European Medicines Agency recommends restricted use of nimesulide-containing medicinal products
Finalising a review of the liver safety of systemic formulations of medicines containing nimesulide, the European Medicines Agency (EMEA) has concluded that the benefits of these medicines outweigh their risks, but that there is a need to limit the duration of use and to restrict their use to ensure that the risk of patients developing liver problems is kept to a minimum.
Medicines containing nimesulide in systemic formulations are authorised in a number of European Union (EU) Member States to treat acute pain, and the symptoms of painful osteoarthritis and primary dysmenorrhoea (period pains).
The marketing authorisations for nimesulide-containing medicines were suspended by the Irish competent authority in Ireland on 15 May 2007, because of reports of serious side effects affecting the liver. After the Irish authority had notified the EMEA about the suspension, the Committee for Medicinal Products for Human Use (CHMP) started an assessment of the hepatic safety of these medicines in June 2007 to reach a conclusion on whether the regulatory actions taken by Ireland should be implemented throughout the EU.
Having considered all of the available evidence, the CHMP concluded that the data did not support a suspension of all marketing authorisations in Europe. However, it also concluded that there was a need for the marketing authorisations to be changed, with the information provided to doctors and patients to be amended to limit the risk of liver injury.
The CHMP therefore recommended that treatment with nimesulide should be limited to a maximum of 15 days and that consequently all packs containing more than 30 doses (tablets or sachets) should be removed from the market. Doctors are advised to base their decision to prescribe nimesulide on an assessment of the individual patient's overall risks.
A European Commission Decision on this opinion will be issued in due course. The Decision will apply in all Member States.
- Systemic formulations' are types of medicine that are given as a treatment throughout the body, such as tablets, solutions and suppositories.
- The review of nimesulide was the first procedure initiated under Article 107 of the Community code relating to medicinal products for human use (Directive 2001/83/EC). This type of procedure is initiated in cases where a Member State withdraws, suspends or changes the marketing authorisation of a nationally authorised medicinal product as result of the evaluation of safety data. It provides for a harmonised European approach because the CHMP is asked to prepare an opinion on whether or not the regulatory actions should be implemented throughout the European Union.
- Nimesulide is a non-selective non-steroidal anti-inflammatory drug (NSAID). It is marketed in the following EU Member States: Austria, Belgium, Bulgaria, the Czech Republic, Cyprus, France, Greece, Hungary, Italy, Latvia, Lithuania, Malta, Poland, Portugal, Romania, Slovakia and Slovenia.

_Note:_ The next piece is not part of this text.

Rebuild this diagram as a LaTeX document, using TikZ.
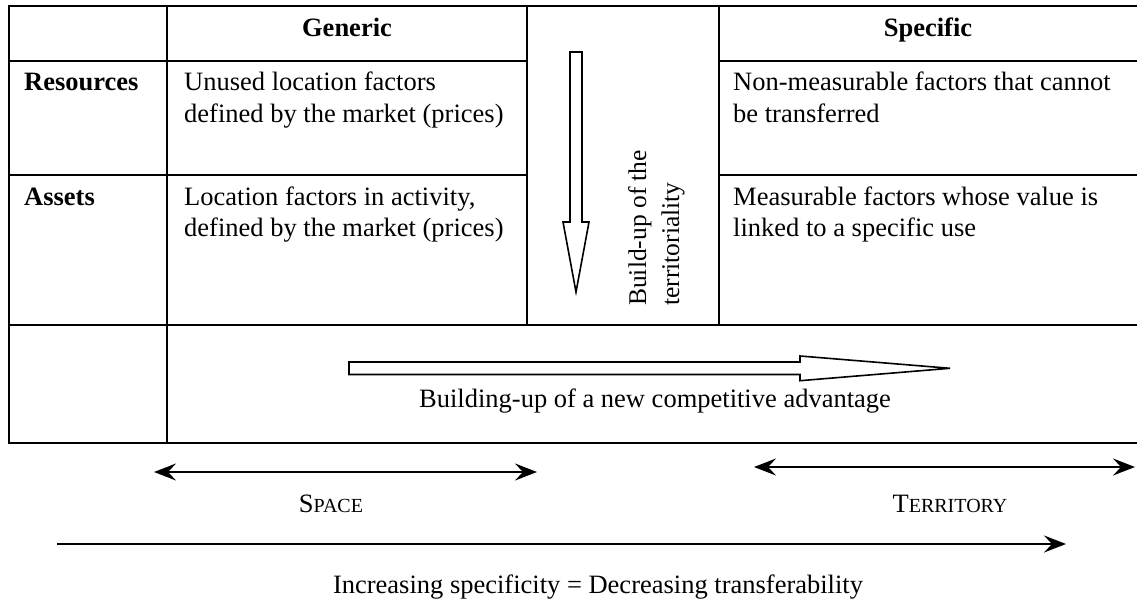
\documentclass[tikz,border=0pt]{standalone}
\usepackage{fontspec}
\setmainfont{Liberation Serif}
\usetikzlibrary{arrows.meta}
\begin{document}
\begin{tikzpicture}[x=1pt,y=-1pt,
  >={Stealth[length=22pt,width=17pt,inset=8pt]},
  grid/.style={line width=2pt},
  txt/.style={inner sep=0pt, font=\fontsize{26.5}{32}\selectfont},
  lft/.style={txt, anchor=base west},
  ctr/.style={txt, anchor=base},
  hd/.style={txt, anchor=base, font=\fontsize{26.5}{32}\selectfont\bfseries},
  rh/.style={txt, anchor=base west, font=\fontsize{26.5}{32}\selectfont\bfseries},
  rot/.style={inner sep=0pt, anchor=base west, rotate=90, font=\fontsize{25.5}{32}\selectfont},
  blk/.style={line width=1.6pt, fill=white, line join=miter},
  dbl/.style={line width=2pt, <->},
  sgl/.style={line width=2pt, ->}
]
\useasboundingbox (0,0) rectangle (1137,601);
\newcommand{\smc}[2]{#1{\fontsize{20}{20}\selectfont #2}}

% table grid
\draw[grid] (8,6) -- (1137,6);
\draw[grid] (8,61) -- (527,61);
\draw[grid] (719,61) -- (1137,61);
\draw[grid] (8,175.5) -- (527,175.5);
\draw[grid] (719,175.5) -- (1137,175.5);
\draw[grid] (8,325.5) -- (1137,325.5);
\draw[grid] (8,443) -- (1137,443);
\draw[grid] (9,6) -- (9,443);
\draw[grid] (167,6) -- (167,443);
\draw[grid] (527,6) -- (527,325.5);
\draw[grid] (719,6) -- (719,325.5);

% headers
\node[hd] (gen) at (347,37) {Generic};
\node[hd] (spec) at (928,37) {Specific};
\node[rh] (res) at (24,91) {Resources};
\node[rh] (ass) at (24,205.5) {Assets};

% cells
\node[lft] (g1a) at (184,91) {Unused location factors};
\node[lft] (g1b) at (184,122.5) {defined by the market (prices)};
\node[lft] (g2a) at (184,205.5) {Location factors in activity,};
\node[lft] (g2b) at (184,237) {defined by the market (prices)};
\node[lft] (s1a) at (733,91) {Non-measurable factors that cannot};
\node[lft] (s1b) at (733,122.5) {be transferred};
\node[lft] (s2a) at (733,205.5) {Measurable factors whose value is};
\node[lft] (s2b) at (733,237) {linked to a specific use};

% vertical block arrow
\draw[blk] (570,52) -- (582,52) -- (582,222) -- (589,222) -- (576,292)
  -- (563,222) -- (570,222) -- cycle;
\node[rot] (bt1) at (646,306) {Build-up of the};
\node[rot] (bt2) at (679,306) {territoriality};

% horizontal block arrow
\draw[blk] (349,362) -- (800,362) -- (800,356) -- (950,368.3) -- (800,380.7)
  -- (800,374.5) -- (349,374.5) -- cycle;
\node[ctr] (comp) at (655,407) {Building-up of a new competitive advantage};

% bottom arrows
\coordinate (sa) at (154,472);
\coordinate (sb) at (537,472);
\draw[dbl] (sa) -- (sb);
\coordinate (ta) at (754,467);
\coordinate (tb) at (1135,467);
\draw[dbl] (ta) -- (tb);
\node[ctr] (space) at (331,512) {\smc{S}{PACE}};
\node[ctr] (terr) at (950,512) {\smc{T}{ERRITORY}};
\coordinate (la) at (57,544);
\coordinate (lb) at (1066,544);
\draw[sgl] (la) -- (lb);
\node[ctr] (inc) at (598,593) {Increasing specificity = Decreasing transferability};
\end{tikzpicture}
\end{document}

- Nimesulide was reviewed previously by the CHMP because of concerns over the effects of the medicine on the liver. This review, which was concluded in December 2003, resulted in the CHMP recommending a number of restrictions, including limiting the maximum daily dose to 100 mg twice a day for a short a duration as possible, limiting its use to the treatment of acute pain, osteoarthritis ad dysmenorrhoea, contra-indicating its use in patients with liver problems, and the inclusion of warnings on the risk of serious liver reactions.